Opéra National de Paris, Palais Garnier, les 15, 20, 23, 26, 30 septembre, 5 et 8 octobre.

vendredi 9 septembre 2011 à 10h15

Une reprise pour l’ouverture de la saison de l’Opéra de Paris. Une reprise, vraiment ? En 1994, le metteur en scène André Engel monte Salomé de Strauss. Honnête succès, deuxième série de représentations en 1996, puis plus rien. En 2003, nouvelle production, avec Karita Mattila, dans une mise en scène de Lev Dodine. Déception : on cherche l’illustre animateur du Théâtre Maly de St Pétersbourg dans ce vilain péplum à dominante jaune (la lune ?).
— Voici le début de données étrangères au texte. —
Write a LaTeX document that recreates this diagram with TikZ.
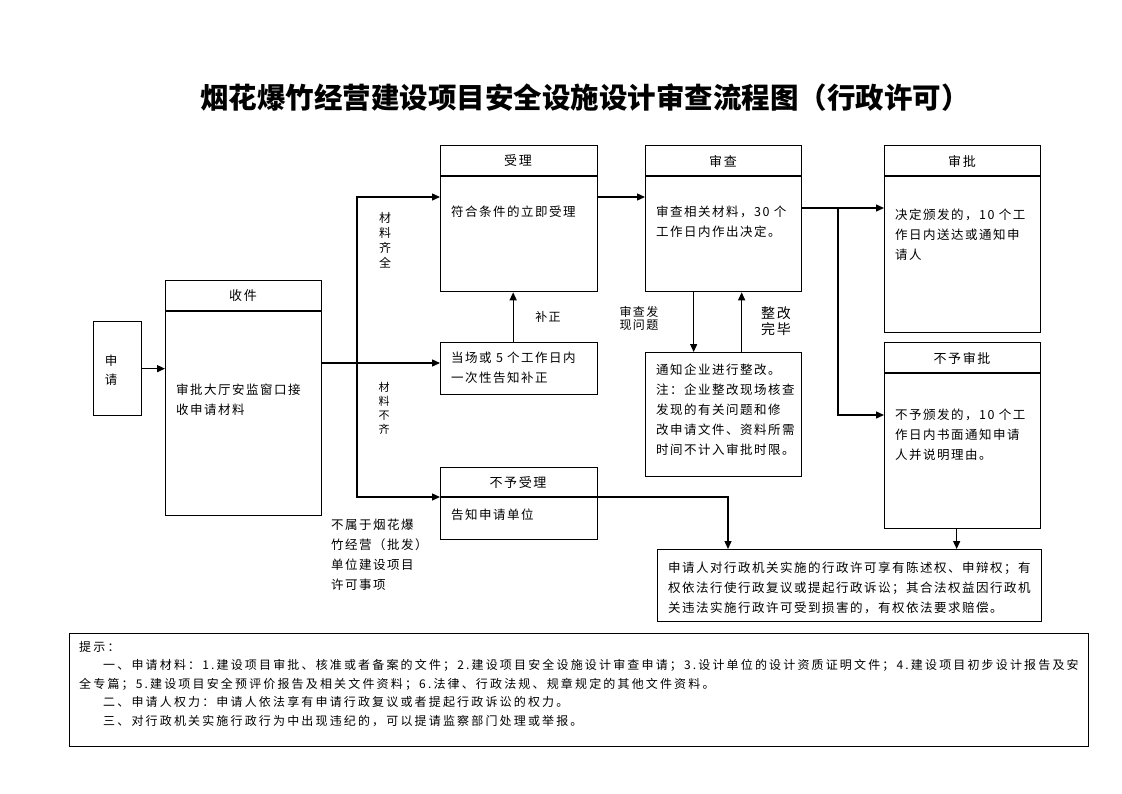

Surprise : c’est la version Engel qui revient aujourd’hui. On y gagne. Sans être du grand Engel (Lady Macbeth de Mzensk, Cardillac, Louise), cette Salomé enfermée dans un somptueux palais-souk signé Nicky Rieti est plus originale qu’il n’y paraît : brouillage des époques (plus subtil que l’actualisation à tout faire qui sévit un peu partout), révision des stéréotypes (le prophète débarrassé de son look christique), effets pertinents (l’éclipse de lune). Formidable direction d’acteurs aussi : valse mortelle d’Angela Denoke (une Salomé de rêve : ah, ces notes « flottées »!) avec Stig Andersen, Hérode politique autant que concupiscent. A venir : La Clémence de Titus, monté par Willy Decker en 1997, remplacé un temps par la version célèbre de Karl- Ernst Hermann (1981). A l’opéra, l’histoire se répète. Tant qu’elle ne bégaie pas...

François Lafon

Salomé, Opéra National de Paris Bastille, 11, 14, 17, 20, 23, 26, 30 septembre.